I teach Drama; this class can be a great equalizer when it comes to student success because it is malleable to a variety of skill sets. Every student can find success in drama because it works with many different facets of learning. This is my teaching philosophy when it comes to student learning: I must provide a variety of venues for each student to learn in a way that suits them best and to find success in the class. To do this, we often read plays; we analyze them; we perform them. In this praxis, students are expected to master a variety of skills that are best learned through a utilization of three theories of knowledge, Information Processing, Sociocultural Learning, and Constructivism (H2, O2, P2).
At the start of any project the best theory of knowledge that reaches toward my teaching philosophy is Information Processing. Students must turn their minds into computers. They are asked to memorize and encode the information of the play as they study their lines and seek to understand the sequence of events in the context of the character motivations. This is a simple input and output scenario. Several methods are utilized to memorize the text; regardless of the method it is mechanical and generally reliable. Students are able to retain the information so that they can proceed to the next step.
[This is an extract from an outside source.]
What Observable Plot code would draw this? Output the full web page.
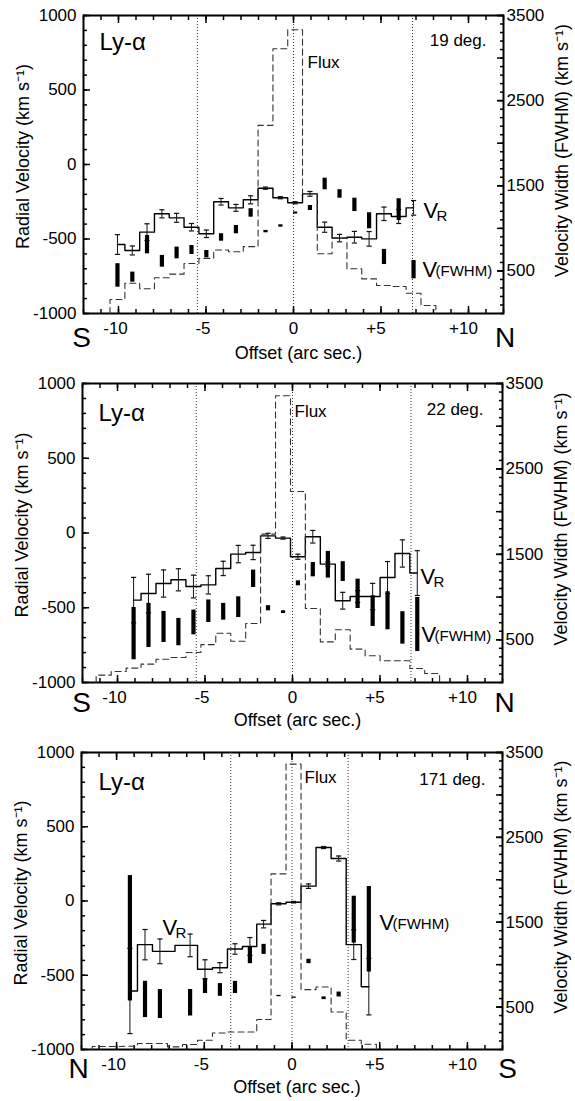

The intermediary step of rehearsal utilizes Sociocultural Learning. Students are expected to experiment with their characters. They do this through inward speech, as they reflect on their own understanding of the character, and outer speech as they discuss their parts and the play with their peers. Also included in this theory of learning, as it applies to my work in the classroom, are the verbal observations that I give to each student. In class, we will often rehearse the play and follow it with feedback. The feedback is often verbal and often issues a challenge to each actor. These challenges build on the success of that rehearsal and offer an opportunity for each student to take their work “to the next level.” The students must work together to achieve the cooperative goal of performing in the play and are interdependent. As I will often say in rehearsal, “we succeed or fail – together.”
The final step of producing a play utilizes Constructivism. Each student must build on both knowledge from prior performance projects and their work from rehearsal. In this assimilation of knowledge students have the opportunity to move into a finished product. Leaders in the group can rise and lead from their past experience. This leadership is one prime example of how a student may organize their information into various nodes. By giving peer instruction they take students through the process as they move toward the finished product. In this final step of taking the production to final performance, I take a hands-off approach. I help, as I am needed. However, I rather that the students take on the problem-based lesson. In seeking to complete the production they must experiment with the content and discover their path to success.
Over the three steps of working on a play, students have the opportunity to learn across three theories of knowledge, Information Processing, Sociocultural Learning, and Constructivism.